- **EXERCISE DETAILS**
Copy each line below exactly and leave the pictures out.

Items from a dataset
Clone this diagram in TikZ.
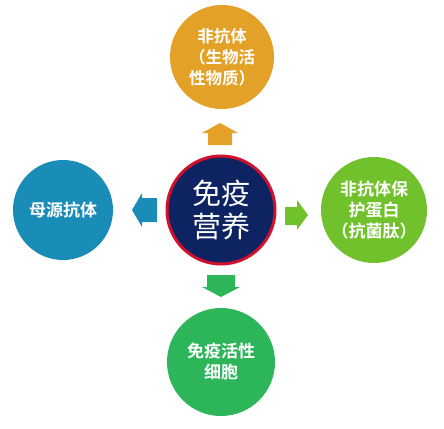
\documentclass[tikz,border=0pt]{standalone}
\usepackage{fontspec}
\setmainfont{Noto Sans CJK SC}
\newfontfamily\cjkb{Noto Sans CJK SC Bold}
\newfontfamily\cjkr{Noto Sans CJK SC}
\definecolor{cOrange}{HTML}{E4A127}
\definecolor{cBlue}{HTML}{1A8CB8}
\definecolor{cLGreen}{HTML}{70C12B}
\definecolor{cGreen}{HTML}{2DB55A}
\definecolor{cNavy}{HTML}{0E2462}
\definecolor{cRed}{HTML}{D0102C}
\begin{document}
\begin{tikzpicture}[x=1pt,y=-1pt,
  bub/.style={circle,inner sep=0pt,text=white,align=center,font=\cjkb\fontsize{17}{21}\selectfont}]
\useasboundingbox (0,0) rectangle (444,428);
\fill[white] (0,0) rectangle (444,428);
% circles
\node[bub,fill=cOrange,minimum size=104pt,font=\cjkb\fontsize{16.5}{21}\selectfont] (top) at (222,57) {非抗体\\（生物活\\性物质）};
\node[bub,fill=cBlue,minimum size=100pt] (left) at (63,210) {母源抗体};
\node[bub,fill=cLGreen,minimum size=106pt] (right) at (374,210) {非抗体保\\护蛋白\\（抗菌肽）};
\node[bub,fill=cGreen,minimum size=108pt] (bottom) at (221,362) {免疫活性\\细胞};
\node[circle,fill=cNavy,draw=cRed,line width=3pt,minimum size=108pt,inner sep=0pt,text=white,align=center,font=\cjkr\fontsize{29}{33}\selectfont] (center) at (221,210) {免疫\\营养};
% arrows
\fill[cOrange] (220,123) -- (238,133) -- (232,133) -- (232,145) -- (208,145) -- (208,133) -- (202,133) -- cycle;
\fill[cBlue] (132,210) -- (142,193) -- (142,198) -- (157,198) -- (157,222) -- (142,222) -- (142,227) -- cycle;
\fill[cLGreen] (308,215) -- (297,200) -- (297,207) -- (285,207) -- (285,225) -- (297,225) -- (297,230) -- cycle;
\fill[cGreen] (221,297) -- (202,287) -- (207,287) -- (207,275) -- (235,275) -- (235,287) -- (240,287) -- cycle;
\end{tikzpicture}
\end{document}
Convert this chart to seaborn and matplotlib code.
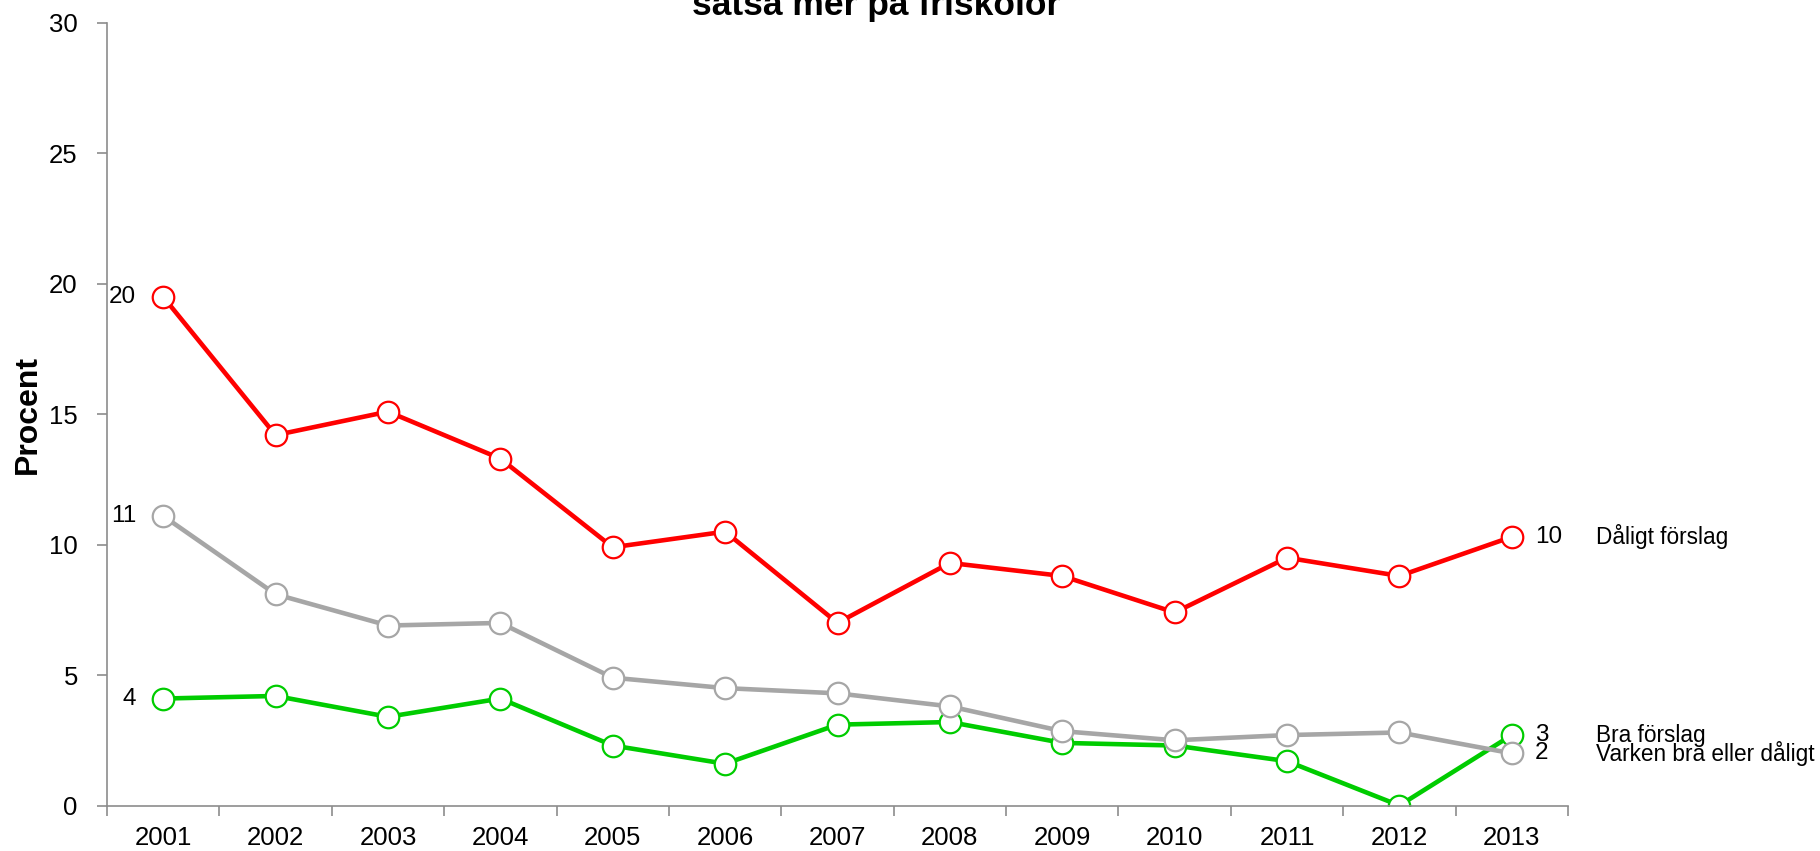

- **FULL SOLUTION**
Clone this diagram in TikZ.
\documentclass[tikz,border=0pt]{standalone}
\usepackage{fontspec}
\setmainfont{Noto Sans CJK SC}
\newfontfamily\cjkb{Noto Sans CJK SC Bold}
\newfontfamily\cjkr{Noto Sans CJK SC}
\definecolor{cOrange}{HTML}{E4A127}
\definecolor{cBlue}{HTML}{1A8CB8}
\definecolor{cLGreen}{HTML}{70C12B}
\definecolor{cGreen}{HTML}{2DB55A}
\definecolor{cNavy}{HTML}{0E2462}
\definecolor{cRed}{HTML}{D0102C}
\begin{document}
\begin{tikzpicture}[x=1pt,y=-1pt,
  bub/.style={circle,inner sep=0pt,text=white,align=center,font=\cjkb\fontsize{17}{21}\selectfont}]
\useasboundingbox (0,0) rectangle (444,428);
\fill[white] (0,0) rectangle (444,428);
% circles
\node[bub,fill=cOrange,minimum size=104pt,font=\cjkb\fontsize{16.5}{21}\selectfont] (top) at (222,57) {非抗体\\（生物活\\性物质）};
\node[bub,fill=cBlue,minimum size=100pt] (left) at (63,210) {母源抗体};
\node[bub,fill=cLGreen,minimum size=106pt] (right) at (374,210) {非抗体保\\护蛋白\\（抗菌肽）};
\node[bub,fill=cGreen,minimum size=108pt] (bottom) at (221,362) {免疫活性\\细胞};
\node[circle,fill=cNavy,draw=cRed,line width=3pt,minimum size=108pt,inner sep=0pt,text=white,align=center,font=\cjkr\fontsize{29}{33}\selectfont] (center) at (221,210) {免疫\\营养};
% arrows
\fill[cOrange] (220,123) -- (238,133) -- (232,133) -- (232,145) -- (208,145) -- (208,133) -- (202,133) -- cycle;
\fill[cBlue] (132,210) -- (142,193) -- (142,198) -- (157,198) -- (157,222) -- (142,222) -- (142,227) -- cycle;
\fill[cLGreen] (308,215) -- (297,200) -- (297,207) -- (285,207) -- (285,225) -- (297,225) -- (297,230) -- cycle;
\fill[cGreen] (221,297) -- (202,287) -- (207,287) -- (207,275) -- (235,275) -- (235,287) -- (240,287) -- cycle;
\end{tikzpicture}
\end{document}
Convert this chart to seaborn and matplotlib code.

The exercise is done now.